Sunday 20 June 2010

In the middle of nowhere

With the forecast predicting fives and sixes we took some time out from sailing to spend it with Kirsty's parents and explore some of the immense scenery around Arisaig. A few miles up the road is Loch Morar, a fresh water loch that runs into a picturesque river, the loch has 500 metre peaks surrounding it. The sun was shining and the wind was blowing, but the scenery is breathtaking. We walked along the northern shore for almost 3 miles before finding a sheltered pebble beach to stop for lunch of roast chicken and carrot cake.

The walk back was just as scenic, and having learnt our lesson from the previous day we stayed ashore and showered before going out that the evening.

Today we left Arisaig to pick up Kisty's parents in Mallaig before heding up Loch Nevis. We'd had strong wind in Arisaig, so I'd let 45 metres of chain out. It was a good idea at the time but later when the windlass has to pull up all the chain which, 40 metres of which is now covered in a thick foul smelling tar like mud, the idea had lost its sparkle. Bucket after bucket of water was washed over the chain, the deck, the chain and the deck, but still black water, or patches of mud would appear on deck and spread. The Scottish mud is like Essex mud, but black. It doesn't just stick to the chain, it coats it, so you can't see the chain links, just a line of thick black ooze coming over the bow roller, coating everything in and around its path. Eventually the anchor appeared and we were able to get on our way. We got to Mallaig about 12:30 and picked up Kirsty's parents who were on the quay waiting for us. Once on board we headed out past Inverie and up through the narrows to inner Loch Nevis. I was going to phone my dad to wish him happy fathers day, but when I picked up my phone I had no service. It wouldn't have been so bad, but the post in Arisaig left at 15:30 on Friday, so the card I posted at 16:30 won't have left until 12:00 on Saturday. It should arrive on Monday. I'm sure my dad will understand.

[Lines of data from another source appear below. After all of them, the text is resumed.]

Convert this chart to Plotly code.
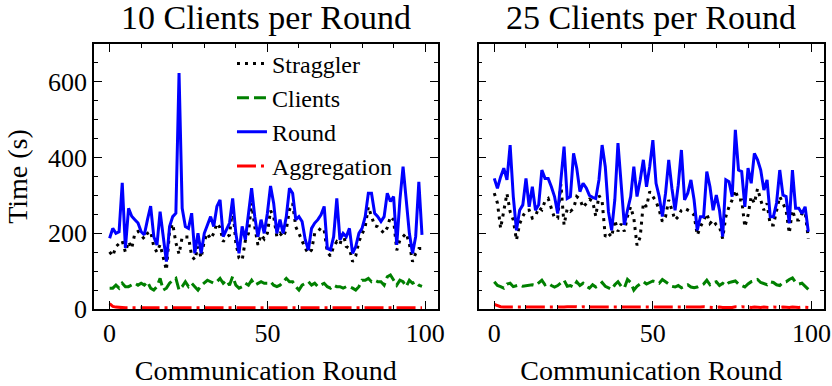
import plotly.graph_objects as go

rounds = list(range(100))

# ---- 10 clients per round ----
straggler_10 = [151,140,165,172,180,150,178,160,200,205, 195,185,200,205,165,150,170,140,103,205,
                225,175,145,190,190,190,140,130,165,135, 180,200,185,200,226,215,178,190,195,270,
                175,135,129,180,200,280,217,169,196,185, 200,260,244,191,200,190,210,262,279,217,
                200,182,160,147,156,200,204,215,208,150, 140,165,178,170,200,165,160,125,140,178,
                200,217,270,244,220,217,208,200,215,244, 235,155,182,191,200,172,125,147,160,160]
clients_10 = [55,55,63,55,68,59,59,63,68,63, 68,63,72,55,50,59,81,50,55,68,
              76,81,50,59,72,59,68,59,50,62, 68,76,72,68,72,81,68,76,63,86,
              63,55,59,68,63,76,63,68,72,68, 68,72,63,59,63,72,81,72,72,59,
              50,63,68,72,63,68,59,63,68,59, 55,63,59,59,55,59,59,55,50,59,
              76,76,81,72,76,72,72,63,85,90, 76,63,76,72,59,76,68,72,63,60]
round_10 = [187,213,200,204,333,161,266,245,236,227, 204,196,236,272,191,169,257,183,125,218,
            244,253,623,266,218,213,253,147,200,147, 200,222,244,218,271,288,191,209,227,292,
            200,147,218,183,244,319,244,191,236,200, 253,325,279,200,236,200,244,319,306,236,
            244,231,183,156,213,227,236,249,271,160, 156,191,292,183,200,191,213,147,165,200,
            213,244,306,306,253,244,231,244,306,284, 297,169,288,376,288,200,147,191,336,196]
aggregation_10 = [14,7,5,4,4,3,3,4,3,3, 4,3,3,3,4,3,3,3,4,3, 3,4,3,3,3,4,3,3,3,3,
                  4,3,3,3,4,3,3,4,3,3, 3,3,4,3,3,3,4,3,3,3, 4,3,3,3,3,4,3,3,3,4,
                  3,3,3,4,3,3,3,3,4,3, 3,4,3,3,3,3,4,3,3,3, 4,3,3,3,4,3,3,3,3,4,
                  3,3,4,3,3,3,4,3,3,3]

# ---- 25 clients per round ----
straggler_25 = [306,280,213,261,305,257,235,182,225,245, 260,261,240,245,268,262,285,292,265,240,
                240,330,222,265,258,265,297,290,268,280, 290,285,245,300,285,191,200,190,235,205,
                225,205,245,270,240,168,190,280,270,310, 297,284,261,231,244,288,261,235,244,261,
                266,261,257,248,195,217,235,252,226,235, 222,217,186,244,270,288,314,288,288,217,
                248,297,279,318,288,261,279,222,222,261, 297,279,261,200,261,235,235,252,257,186]
clients_25 = [72,62,59,55,66,68,59,62,64,60, 62,63,64,62,70,76,64,68,62,58,
              62,68,76,60,62,58,72,62,68,60, 55,64,58,62,70,60,56,52,64,72,
              60,55,78,70,50,60,66,72,66,70, 74,72,68,78,72,64,60,58,62,56,
              60,64,58,56,58,62,66,76,64,70, 72,62,68,62,70,72,74,66,62,58,
              66,72,74,78,70,66,64,72,70,64, 62,70,72,78,82,70,66,68,60,52]
round_25 = [345,319,349,372,341,433,297,208,261,275, 345,270,323,261,275,367,345,345,323,297,
            252,345,429,292,297,411,372,310,332,320, 300,295,292,341,433,376,257,208,288,438,
            336,222,261,297,376,297,341,394,323,376, 446,332,297,244,306,394,319,261,327,420,
            288,306,341,288,208,244,244,363,323,261, 301,261,191,341,336,297,473,367,363,270,
            372,332,411,394,367,314,341,244,244,280, 367,301,297,226,367,266,266,252,270,204]
aggregation_25 = [12,8,6,5,5,4,5,4,4,5, 4,4,5,4,4,5,4,4,4,5, 4,5,5,6,6,7,6,5,6,5,
                  5,4,5,4,5,4,4,5,4,4, 5,4,4,5,4,5,4,4,5,4, 4,5,4,4,5,4,4,5,4,4,
                  5,4,4,5,4,5,6,5,5,4, 4,5,4,4,5,4,6,5,6,5, 4,4,5,4,4,5,4,4,5,4,
                  4,5,4,4,5,4,4,5,4,4]

panel_titles = ["10 Clients per Round", "25 Clients per Round"]
series_names = ["Straggler", "Clients", "Round", "Aggregation"]
series_styles = [("#000000", "3px,5px"), ("#008000", "12px,5px"),
                 ("#0000ff", "solid"), ("#ff0000", "19px,5px,3px,5px")]

FONT = "Liberation Serif"
LW = 3

fig = go.Figure()
panels = [
    ([straggler_10, clients_10, round_10, aggregation_10], "x", "y", True),
    ([straggler_25, clients_25, round_25, aggregation_25], "x2", "y2", False),
]
for data, xa, ya, show in panels:
    for name, vals, (col, dash) in zip(series_names, data, series_styles):
        fig.add_trace(go.Scatter(
            x=rounds, y=vals, mode="lines", name=name, showlegend=show,
            line=dict(color=col, width=LW, dash=dash),
            xaxis=xa, yaxis=ya, cliponaxis=True))

def xaxis_cfg(domain, anchor):
    return dict(domain=domain, anchor=anchor, range=[-4.95, 103.95], automargin=False,
                tick0=0, dtick=50, ticks="inside", ticklen=8, tickwidth=1.3,
                tickcolor="black", showline=True, linecolor="black", linewidth=1.6,
                mirror="allticks", showgrid=False, zeroline=False,
                minor=dict(dtick=10, tick0=0, ticks="inside", ticklen=4,
                           tickwidth=1.1, tickcolor="black", showgrid=False),
                tickfont=dict(family=FONT, size=26, color="black"),
                title=dict(text="Communication Round", standoff=14,
                           font=dict(family=FONT, size=28, color="black")))

def yaxis_cfg(domain_anchor, show_labels, title):
    d = dict(anchor=domain_anchor, range=[0, 700], tick0=0, dtick=200, automargin=False,
             ticks="inside", ticklen=8, tickwidth=1.3, tickcolor="black",
             showline=True, linecolor="black", linewidth=1.6, mirror="allticks",
             showgrid=False, zeroline=False, showticklabels=show_labels,
             minor=dict(dtick=50, tick0=0, ticks="inside", ticklen=4,
                        tickwidth=1.1, tickcolor="black", showgrid=False),
             tickfont=dict(family=FONT, size=26, color="black"))
    if title:
        d["title"] = dict(text=title, standoff=12,
                          font=dict(family=FONT, size=28, color="black"))
    return d

dom_left = [0, 0.4707]
dom_right = [0.5268, 1]

fig.update_layout(
    width=832, height=386,
    margin=dict(l=94, r=8, t=44, b=77),
    paper_bgcolor="white", plot_bgcolor="white",
    font=dict(family=FONT, color="black"),
    xaxis=xaxis_cfg(dom_left, "y"),
    xaxis2=xaxis_cfg(dom_right, "y2"),
    yaxis=yaxis_cfg("x", True, "Time (s)"),
    yaxis2=yaxis_cfg("x2", False, None),
    legend=dict(x=0.189, y=1.01, xanchor="left", yanchor="top",
                bgcolor="rgba(0,0,0,0)", borderwidth=0,
                font=dict(family=FONT, size=24, color="black"),
                tracegroupgap=0),
    showlegend=True,
)

for title, dom in zip(panel_titles, [dom_left, dom_right]):
    fig.add_annotation(text=title, x=(dom[0] + dom[1]) / 2, y=1,
                       xref="paper", yref="paper", xanchor="center", yanchor="bottom",
                       yshift=6, showarrow=False,
                       font=dict(family=FONT, size=34, color="black"))

fig.write_html("out.html", config={"displayModeBar": False},
               post_script="document.body.style.margin='0px';document.body.style.overflow='hidden';")
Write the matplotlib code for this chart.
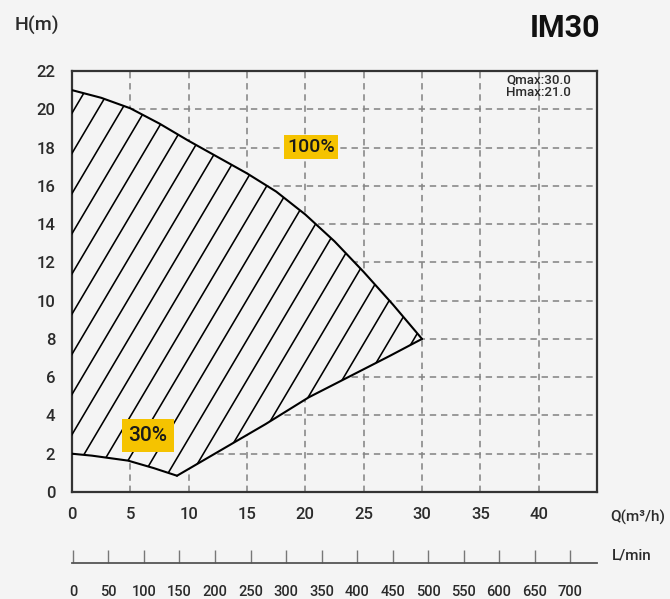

Kirsty's parents like camping so they brought their tent to stay in tonight. They often walk into the wilderness for days at a time, and the idea of taking Pixie somewhere they haven't walked to was too good an opportunity to miss. We motored the length of the inner loch looking for a good campsite and anchorage, and found somewhere shallow enough to anchor near a secluded beach. One of the problems with the loch is that it has steep sides, so finding a spot of between 5 and 10 metres deep that doesn't drop away to 20 or 30 within 5 metres from that spot was an interesting task. Add to that the need to pitch a tent nearby and the choices limited themselves to one place. And what a great spot it was. We're the only yacht in the inner loch. In the end we laid a kedge anchor from the stern to stop Pixie swinging into rocks or the shore.



The evening was spent around a fire, food was cooked on disposable barbarcues, just the crackle of burning seaweed echoing off the hills broke the silence. Seals played in the water by Sprite our tender, and midges flew around us. Liberal application of Expedition 50 seemed to stop them biting. It was only after the breeze died that they became a problem. By 11pm it was still light, but we had all had enough to drink, so Kirsty and I came back to Pixie, and left the midges and Kirsty's parents alone together.


The midges don't seem to have followed us out to Pixie, although she is quite close to the shore. We'll see what the bites are like tomorrow.